What I Saw Outside the Dalai Lama’s House
By Barbara Chai, WSJ Blog, March 15, 2012
Speakeasy reporter Barbara Chai is traveling to Dharamsala, India, this week for a private audience with His Holiness the Dalai Lama.
Dhramsala, India -- After a marathon flight, we finally arrive in Dharamsala, home of His Holiness the Dalai Lama. I won’t lie: the first few hours are a bit of a blur because I am mentally and physically exhausted.
<< The view of the Dhauladhar Himalayas from just outside the Dalai Lama’s residence.
Add to that my attempts to heed the advice given by everyone I spoke to about traveling to India: It’s a lovely country but don’t drink the water, don’t take ice, don’t order salads, don’t eat from street stalls. Then when we take a walk, there are enormous cows and honking minivans and beeping scooters to contend with on a narrow dirt road. It’s charming and jarring in the best way - I’m just saying, it’s a lot to take in at first.
But after the most glorious night’s sleep in the peace of Kashmir Cottage - a guesthouse owned and run by the brother and sister-in-law of His Holiness the Dalai Lama - I’m more than good to go. We venture out after breakfast to find the Dalai Lama’s residence up a steep, rocky path behind the cottage.
There are monks and pilgrims circumnavigating his residence on the kora, or walking meditation path, which includes a breathtaking stupa, miles of prayer wheels, and mani stones - rocks that are inscribed with the mantra, “Om mani padme hum,” which means “Praise to the Jewel in the Lotus.” This is the mantra of Chenrezig (Sanskrit name: Avalokiteshvara), the bodhisattva, or Buddhist deity, of compassion. Tibetan Buddhists believe His Holiness the Dalai Lama is the earthly manifestation of Chenrezig. A man who is the reincarnation of a deity of compassion.
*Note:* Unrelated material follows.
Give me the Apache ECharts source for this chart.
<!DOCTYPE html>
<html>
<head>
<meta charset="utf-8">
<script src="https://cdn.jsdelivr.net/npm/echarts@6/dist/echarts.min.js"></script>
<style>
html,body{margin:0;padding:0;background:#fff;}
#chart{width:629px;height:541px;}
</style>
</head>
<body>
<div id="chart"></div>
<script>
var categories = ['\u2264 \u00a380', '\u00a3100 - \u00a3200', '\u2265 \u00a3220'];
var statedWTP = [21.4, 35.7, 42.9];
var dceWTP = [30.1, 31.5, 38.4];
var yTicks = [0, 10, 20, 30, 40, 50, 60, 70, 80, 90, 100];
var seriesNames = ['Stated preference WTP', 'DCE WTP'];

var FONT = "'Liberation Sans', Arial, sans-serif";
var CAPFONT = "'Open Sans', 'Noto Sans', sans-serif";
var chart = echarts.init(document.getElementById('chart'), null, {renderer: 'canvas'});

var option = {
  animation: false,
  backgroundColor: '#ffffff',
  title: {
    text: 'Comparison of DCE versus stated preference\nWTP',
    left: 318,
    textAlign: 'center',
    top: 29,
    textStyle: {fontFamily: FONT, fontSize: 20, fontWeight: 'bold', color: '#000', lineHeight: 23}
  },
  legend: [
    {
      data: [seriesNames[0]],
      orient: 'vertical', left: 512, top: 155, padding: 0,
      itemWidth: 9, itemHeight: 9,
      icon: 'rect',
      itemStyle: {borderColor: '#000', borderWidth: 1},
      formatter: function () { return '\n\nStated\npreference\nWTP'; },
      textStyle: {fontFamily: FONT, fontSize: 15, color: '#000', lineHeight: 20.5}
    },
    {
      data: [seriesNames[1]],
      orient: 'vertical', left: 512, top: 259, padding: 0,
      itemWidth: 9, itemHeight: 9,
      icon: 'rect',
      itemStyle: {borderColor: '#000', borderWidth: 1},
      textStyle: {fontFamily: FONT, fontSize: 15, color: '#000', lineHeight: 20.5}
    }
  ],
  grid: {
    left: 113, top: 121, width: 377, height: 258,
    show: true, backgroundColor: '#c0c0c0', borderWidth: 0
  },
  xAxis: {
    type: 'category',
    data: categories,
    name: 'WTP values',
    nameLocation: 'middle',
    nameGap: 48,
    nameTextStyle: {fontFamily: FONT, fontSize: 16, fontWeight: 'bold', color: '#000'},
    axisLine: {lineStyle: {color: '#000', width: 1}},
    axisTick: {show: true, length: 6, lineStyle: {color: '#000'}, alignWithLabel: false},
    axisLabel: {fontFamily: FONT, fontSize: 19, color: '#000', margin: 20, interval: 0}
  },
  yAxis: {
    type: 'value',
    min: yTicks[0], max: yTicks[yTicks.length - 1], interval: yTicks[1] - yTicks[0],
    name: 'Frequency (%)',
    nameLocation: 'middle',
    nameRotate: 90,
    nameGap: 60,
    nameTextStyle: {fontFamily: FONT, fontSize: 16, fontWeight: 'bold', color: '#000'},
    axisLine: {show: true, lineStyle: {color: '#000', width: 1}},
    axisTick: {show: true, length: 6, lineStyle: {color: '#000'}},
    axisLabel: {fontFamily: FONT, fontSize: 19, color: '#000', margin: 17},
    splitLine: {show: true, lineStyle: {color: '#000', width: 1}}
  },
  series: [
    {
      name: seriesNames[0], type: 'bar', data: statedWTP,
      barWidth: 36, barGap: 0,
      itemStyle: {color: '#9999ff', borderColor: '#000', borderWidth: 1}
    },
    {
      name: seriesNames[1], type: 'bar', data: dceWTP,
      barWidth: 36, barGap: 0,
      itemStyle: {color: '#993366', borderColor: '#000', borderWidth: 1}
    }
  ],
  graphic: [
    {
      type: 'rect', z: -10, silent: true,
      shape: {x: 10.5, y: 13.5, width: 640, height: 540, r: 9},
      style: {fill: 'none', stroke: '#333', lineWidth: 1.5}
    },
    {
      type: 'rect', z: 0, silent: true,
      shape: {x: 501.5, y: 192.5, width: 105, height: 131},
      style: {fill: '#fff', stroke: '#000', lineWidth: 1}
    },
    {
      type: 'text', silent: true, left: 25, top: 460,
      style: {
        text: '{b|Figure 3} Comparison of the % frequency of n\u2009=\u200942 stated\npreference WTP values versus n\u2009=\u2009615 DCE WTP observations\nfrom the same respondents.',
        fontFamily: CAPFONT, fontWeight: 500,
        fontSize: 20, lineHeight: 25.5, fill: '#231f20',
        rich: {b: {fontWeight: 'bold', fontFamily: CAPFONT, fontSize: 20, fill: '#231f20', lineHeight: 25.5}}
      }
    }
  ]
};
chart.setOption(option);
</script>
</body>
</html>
When we practice Chan Buddhism at home, my family and I pray to the same bodhisattva (we envisage her as female, even though this bodhisattva’s gender can vary with different schools). In Chinese her name is Guanshiyin Pusa and she is our goddess of compassion. I chant her name and turn the beads. I pray to her for protection and mercy. To me, Guanshiyin is Buddhism.
So, to encounter Tibetan Buddhists’ fervent devotion to the same bodhisattva, and to learn that they regard their spiritual leader, the Dalai Lama, as its earthly manifestation, seems entirely fitting. At the same time, even though we’re talking about the same religion, Tibetan Buddhism is still very different from Chan Buddhism in practice, and so an immediate connection to such an important Buddhist deity for both of us also seems coincidental.
As if I needed another reason, I am now even more excited about meeting His Holiness the Dalai Lama in person. How to regard him as just that, a person? Because he is human too. His face is on photographs all over Dharamsala, and I see His Holiness as a young man arriving to India in 1959. I see His Holiness petting cute dogs. I see His Holiness wearing a visor to protect his eyes from the sun. He likes to give hugs. He doesn’t suffer fools. Above all, he is kind. Maybe all of this is what is meant by being human, by being earthly.